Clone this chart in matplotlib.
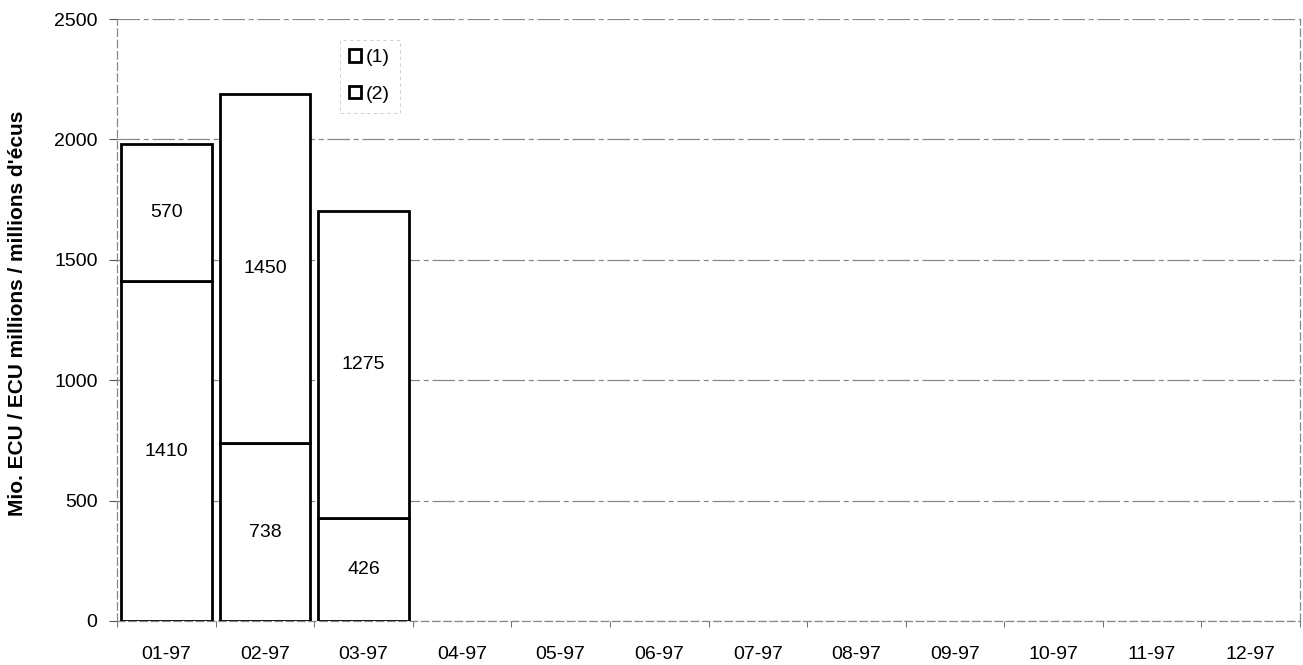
import matplotlib
matplotlib.use("Agg")
import matplotlib.pyplot as plt
from matplotlib.patches import Patch
import numpy as np

plt.rcParams['font.family'] = ['Liberation Sans', 'DejaVu Sans']

categories = ["01-97", "02-97", "03-97", "04-97", "05-97", "06-97",
              "07-97", "08-97", "09-97", "10-97", "11-97", "12-97"]
series2 = [1410, 738, 426]   # bottom segments
series1 = [570, 1450, 1275]  # top segments
yticks = [0, 500, 1000, 1500, 2000, 2500]
ylabel = "Mio. ECU / ECU millions / millions d'écus"

fig = plt.figure(figsize=(13.03, 6.65), dpi=100)
ax = fig.add_axes([0.0898, 0.0662, 0.9079, 0.9052])

x = np.arange(len(categories))
n = len(series1)
w = 0.92
ax.bar(x[:n], series2, width=w, color='white', edgecolor='black', linewidth=2.0, zorder=3)
ax.bar(x[:n], series1, width=w, bottom=series2, color='white', edgecolor='black', linewidth=2.0, zorder=3)

fs = 14
for i in range(n):
    ax.text(x[i], series2[i] / 2, str(series2[i]), ha='center', va='center', fontsize=fs, zorder=4)
    ax.text(x[i], series2[i] + series1[i] / 2, str(series1[i]), ha='center', va='center', fontsize=fs, zorder=4)

ax.set_xlim(-0.5, len(categories) - 0.5)
ax.set_ylim(0, 2500)
ax.set_yticks(yticks)
ax.set_yticklabels([str(v) for v in yticks], fontsize=fs)
ax.set_xticks(x)
ax.set_xticklabels(categories, fontsize=fs)
ax.set_xticks(np.arange(-0.5, len(categories), 1), minor=True)
ax.tick_params(axis='x', which='major', length=0, pad=18)
ax.tick_params(axis='x', which='minor', length=4, color='#555555')
ax.tick_params(axis='y', length=6, color='#555555', pad=8)

ax.grid(axis='y', color='#888888', linewidth=0.9, linestyle=(0, (18, 3, 4, 3)), zorder=0)
ax.spines['top'].set_visible(False)
for side in ['left', 'right', 'bottom']:
    ax.spines[side].set_color('#888888')
    ax.spines[side].set_linewidth(0.9)
    ax.spines[side].set_linestyle((0, (6, 3)))

fig.text(18 / 1303, 1 - 313 / 665, ylabel, rotation=90, ha='center', va='center',
         fontsize=15, fontweight='bold')

handles = [Patch(facecolor='white', edgecolor='black', linewidth=2.0),
           Patch(facecolor='white', edgecolor='black', linewidth=2.0)]
leg = ax.legend(handles, ["(1)", "(2)"], loc='upper left', bbox_to_anchor=(0.18, 0.982),
                fontsize=fs, frameon=True, handlelength=0.6, handleheight=0.6,
                handletextpad=0.25, borderpad=0.5, labelspacing=1.0, fancybox=False)
leg.get_frame().set_edgecolor('#bbbbbb')
leg.get_frame().set_linewidth(0.6)
leg.get_frame().set_linestyle((0, (4, 4)))

fig.savefig("out.png", dpi=100)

┄┄┄┄┄┄┄┄┄┄┄┄┄┄┄┄┄┄┄┄

Only the lines from the start of the material through the line containing "plt.rcParams['font.family'] = ['Liberation" should be transcribed. Pictures stay out.

■ **Answer to the problem**:
Clone this chart in matplotlib.
import matplotlib
matplotlib.use("Agg")
import matplotlib.pyplot as plt
from matplotlib.patches import Patch
import numpy as np

plt.rcParams['font.family'] = ['Liberation Sans', 'DejaVu Sans']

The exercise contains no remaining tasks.